Ça y est, un responsable quelconque l’a annoncé : Zaventem va changer de nom. Attention, pas la commune de Zaventem dont le conseil communal nouvellement élu aurait trouvé plus attrayant d’opter pour Vliegtuigenberg ou Boeingbusland ; l’aéroport seulement. Seulement, mais sans lequel Zaventem ne serait qu’une paisible commune de la périphérie bruxelloise, heureuse de n’avoir à subir que les tracas des autoroutes et les bêlements bucoliques des embouteillages.
Or donc, “Bruxelles-Brussel National” est mort, vive “Brussels Airport” ! Tout va changer ! Tout ? Quoi, le quidam ne devra plus marcher quarante minutes à travers des couloirs d’hôpitaux pour aller attendre une heure devant une porte d’embarquement aussi séduisante que le volet du crématorium ? Des vahinés nous attendrons avec des colliers de fleurs et l’on nous servira des verres de punch à l’atterrissage ? Nenni. Alors quoi, juste un coup d’annonce, un lifting à la noix ? Non plus. C’est plus subtil et plus grave sans doute.
“Brussels Airport”, en anglais, nous rappelle que cet aéroport n’est plus sous le contrôle de l’Etat national. Des financiers australiens en attendent un bon “return” et, dans la foulée, le “responsable” précité a annoncé l’intention des autorités portuaires d’augmenter les vols et les destinations, pour faire de Brussels Airport le grand aéroport international que mérite la capitale de l’Europe. Autre manière de dire que les décisions de la justice belge, qu’elles soient exprimées en français ou en néerlandais, ne concernent pas les propriétaires de l’aéroport. Pas plus que ne les concernent les associations de riverains et leurs insupportables jérémiades - les bureaux de la direction de Brussels Airport bénéficient de la meilleure insonorisation qui soit, celle qui ne laisse entrer aucune critique.
“Brussels Airport”, ça sent bon son extra-territorialité. Ce ne sont plus seulement les avions qui décollent en survolant Bruxelles et les zones surpeuplées ; c’est tout l’aéroport. Et dans la foulée, même notre Ministre pourrait changer de nom : Uitland.
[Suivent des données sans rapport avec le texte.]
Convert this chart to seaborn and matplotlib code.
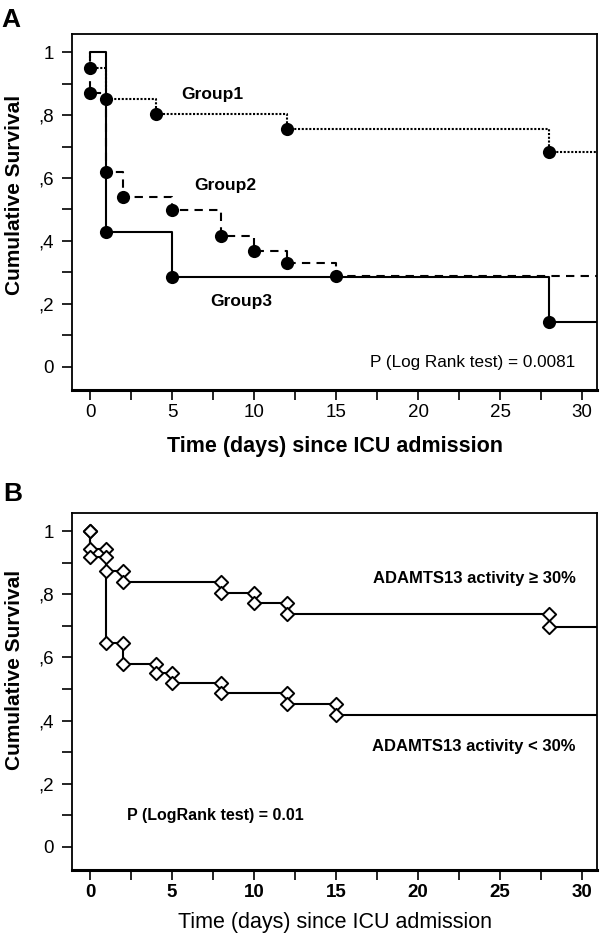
import numpy as np
import pandas as pd
import seaborn as sns
import matplotlib.pyplot as plt
from matplotlib.ticker import MultipleLocator

sns.set_style("ticks")
plt.rcParams['font.family'] = ['Liberation Sans', 'DejaVu Sans']
plt.rcParams['text.color'] = 'black'
plt.rcParams['axes.labelcolor'] = 'black'

# Panel A: Kaplan-Meier steps (time in days, cumulative survival)
g1_t = [0, 0, 1, 4, 12, 28, 31]
g1_s = [1.0, 0.951, 0.852, 0.804, 0.755, 0.684, 0.684]
g2_t = [0, 0, 1, 2, 5, 8, 10, 12, 15, 31]
g2_s = [1.0, 0.870, 0.620, 0.539, 0.498, 0.417, 0.369, 0.329, 0.288, 0.288]
g3_t = [0, 1, 5, 28, 31]
g3_s = [1.0, 0.427, 0.284, 0.143, 0.143]

# Panel B: ADAMTS13 activity >= 30% / < 30%
hi_t = [0, 0, 1, 2, 8, 10, 12, 28, 31]
hi_s = [1.0, 0.945, 0.873, 0.838, 0.805, 0.773, 0.738, 0.697, 0.697]
lo_t = [0, 0, 1, 2, 4, 5, 8, 12, 15, 31]
lo_s = [1.0, 0.919, 0.646, 0.578, 0.550, 0.518, 0.488, 0.452, 0.417, 0.417]

x_ticks = [0, 5, 10, 15, 20, 25, 30]
y_ticks = [0, 0.2, 0.4, 0.6, 0.8, 1.0]
y_labels = ['0', ',2', ',4', ',6', ',8', '1']


def km_line(ax, t, s, **kw):
    df = pd.DataFrame({'t': t, 's': s})
    sns.lineplot(data=df, x='t', y='s', ax=ax, estimator=None, sort=False,
                 drawstyle='steps-post', color='black', **kw)


def style_axis(ax, bold_x=False):
    ax.set_xlim(-1.08, 30.9)
    ax.set_ylim(-0.074, 1.058)
    ax.set_xticks(x_ticks)
    ax.set_yticks(y_ticks)
    ax.set_yticklabels(y_labels)
    ax.xaxis.set_minor_locator(MultipleLocator(2.5))
    ax.yaxis.set_minor_locator(MultipleLocator(0.1))
    ax.tick_params(which='both', direction='out', length=7, width=1.2,
                   labelsize=13.5, color='black', labelcolor='black')
    ax.tick_params(axis='x', pad=3)
    ax.tick_params(axis='y', pad=6)
    for sp in ax.spines.values():
        sp.set_visible(True)
        sp.set_color('black')
        sp.set_linewidth(1.3)
    ax.spines['bottom'].set_linewidth(2.2)
    ax.set_xlabel('Time (days) since ICU admission', fontsize=15.5,
                  fontweight='bold' if not bold_x else 'normal')
    ax.set_ylabel('Cumulative Survival', fontsize=15, fontweight='bold')
    if bold_x:
        for lab in ax.get_xticklabels():
            lab.set_fontweight('bold')


fig = plt.figure(figsize=(6, 9.33), dpi=100)

# ---------------- Panel A ----------------
axA = fig.add_axes([0.1205, 0.582, 0.8745, 0.3816])
km_line(axA, g3_t, g3_s, linewidth=1.5)
km_line(axA, g2_t, g2_s, linewidth=1.5, linestyle=(0, (4, 3)))
km_line(axA, g1_t, g1_s, linewidth=1.5, linestyle=(0, (1, 0.8)))
for t, s in [(g1_t, g1_s), (g2_t, g2_s), (g3_t, g3_s)]:
    sns.scatterplot(x=t[1:-1], y=s[1:-1], ax=axA, color='black', s=90,
                    linewidth=0, zorder=5)
style_axis(axA)
axA.yaxis.set_label_coords(-0.092, 0.548)
axA.xaxis.set_label_coords(0.5, -0.128)
axA.text(7.45, 0.867, 'Group1', ha='center', va='center', fontsize=12.5, fontweight='bold')
axA.text(8.23, 0.576, 'Group2', ha='center', va='center', fontsize=12.5, fontweight='bold')
axA.text(9.2, 0.207, 'Group3', ha='center', va='center', fontsize=12.5, fontweight='bold')
axA.text(29.6, 0.014, 'P (Log Rank test) = 0.0081', ha='right', va='center', fontsize=12.3)

# ---------------- Panel B ----------------
axB = fig.add_axes([0.1205, 0.0675, 0.8745, 0.3826])
km_line(axB, hi_t, hi_s, linewidth=1.5)
km_line(axB, lo_t, lo_s, linewidth=1.5)
for t, s in [(hi_t, hi_s), (lo_t, lo_s)]:
    mx = t[1:-1] + t[1:-1]
    my = s[:-2] + s[1:-1]
    sns.scatterplot(x=mx, y=my, ax=axB, marker='D', s=46, facecolor='white',
                    edgecolor='black', linewidth=1.4, zorder=5)
style_axis(axB, bold_x=True)
axB.yaxis.set_label_coords(-0.092, 0.56)
axB.xaxis.set_label_coords(0.5, -0.118)
axB.text(29.6, 0.852, 'ADAMTS13 activity \u2265 30%', ha='right', va='center',
         fontsize=12, fontweight='bold')
axB.text(29.6, 0.317, 'ADAMTS13 activity < 30%', ha='right', va='center',
         fontsize=12, fontweight='bold')
axB.text(2.23, 0.10, 'P (LogRank test) = 0.01', ha='left', va='center',
         fontsize=11.5, fontweight='bold')

fig.text(0.003, 1 - 8 / 933, 'A', ha='left', va='top', fontsize=19, fontweight='bold')
fig.text(0.006, 1 - 482 / 933, 'B', ha='left', va='top', fontsize=19, fontweight='bold')

fig.savefig('out.png', dpi=100)
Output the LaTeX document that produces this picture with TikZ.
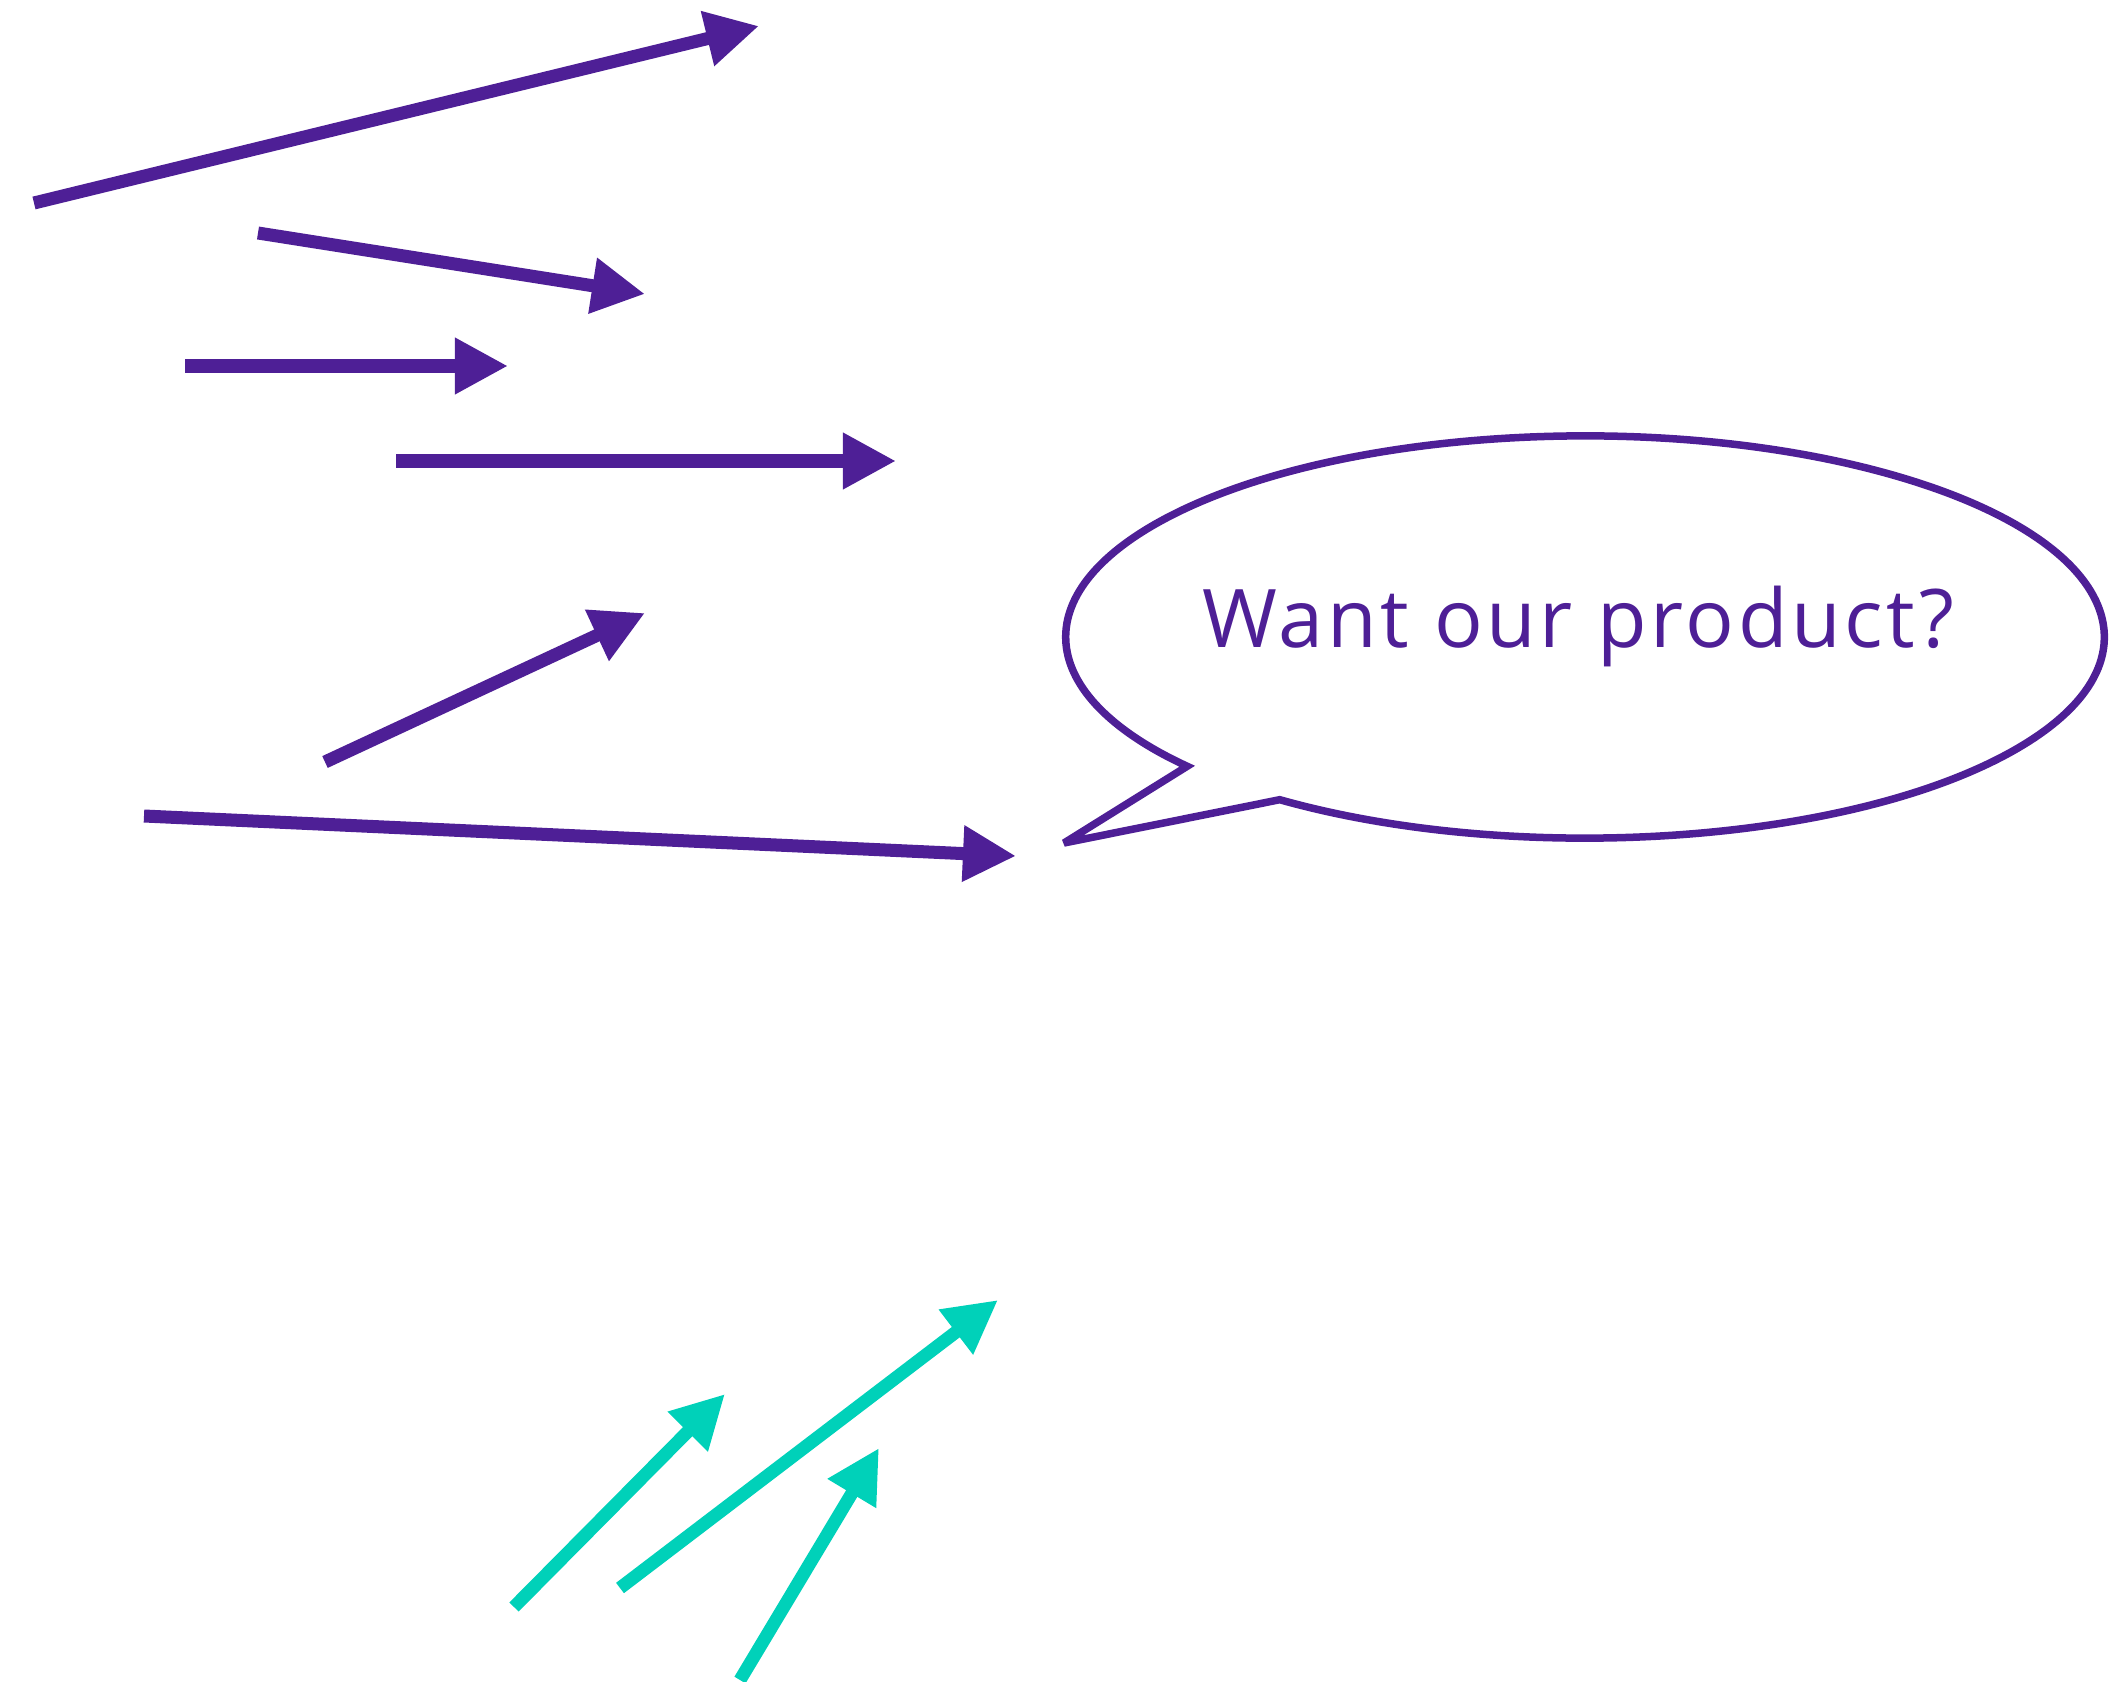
\documentclass[tikz,border=0pt]{standalone}
\usepackage{fontspec}
\setmainfont{Open Sans}
\newfontfamily\bubblefont[LetterSpace=4.5]{Open Sans}
\usetikzlibrary{arrows.meta,calc}
\definecolor{plum}{HTML}{4E1F96}
\definecolor{mint}{HTML}{00D1B9}

\begin{document}
\begin{tikzpicture}[
  x=0.01cm, y=-0.01cm,
  ptr/.style={-{Triangle[length=0.53cm,width=0.53cm]}, line width=0.13cm, plum},
  tptr/.style={ptr, mint},
  bubble/.style={draw=plum, line width=0.075cm, line join=miter, miter limit=4},
  say/.style={text=plum, font=\bubblefont\fontsize{23}{27}\selectfont}
]
  \useasboundingbox (0,0) rectangle (2126,1682);

  \coordinate (s1) at (34,203);   \coordinate (e1) at (759,26);
  \coordinate (s2) at (258,233);  \coordinate (e2) at (645,294);
  \coordinate (s3) at (185,366);  \coordinate (e3) at (508,366);
  \coordinate (s4) at (396,461);  \coordinate (e4) at (896,461);
  \coordinate (s5) at (325,762);  \coordinate (e5) at (645,613);
  \coordinate (s6) at (144,816);  \coordinate (e6) at (1016,856);

  \coordinate (t1) at (514,1607); \coordinate (f1) at (725,1394);
  \coordinate (t2) at (620,1588); \coordinate (f2) at (998,1300);
  \coordinate (t3) at (740,1680); \coordinate (f3) at (879,1448);

  \foreach \i in {1,...,6}
    \draw[ptr] (s\i) -- (e\i);
  \foreach \i in {1,2,3}
    \draw[tptr] (t\i) -- (f\i);

  \coordinate (c) at (1585,637);
  \coordinate (tip) at (1064,843);
  \draw[bubble] ($(c)+(234:5.19cm and 2.01cm)$)
    arc[start angle=234, end angle=580, x radius=5.19cm, y radius=2.01cm]
    -- (tip) -- cycle;
  \node[say] (q) at (1578,626) {Want our product?};
\end{tikzpicture}
\end{document}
Cela dit, ce nom va poser un problème : Charleroi s’appelle depuis longtemps “Brussels South” ; Ostende pourrait prendre le nom de “Brussels North”. Zaventem devrait préciser : “Brussels Central Airport”. Et pour Liège ? Il nous reste “Luxembourg” ou “Schumann” - ou “Chapelle”, l’aéroport où l’on irait prier pour qu’aucun accident ne survienne sur une zone habitée. Et grâce aux compagnies lowcost, on pourra bientôt prendre l’avion omnibus. En comptant une demie heure par escale, il faudra autant de temps pour remplir l’avion et les poches de leurs propriétaires que pour aller à Casablanca. Avec la Sabena, vous y seriez déjà (en faillite) ; avec Brussels Airport, vous y êtes encore.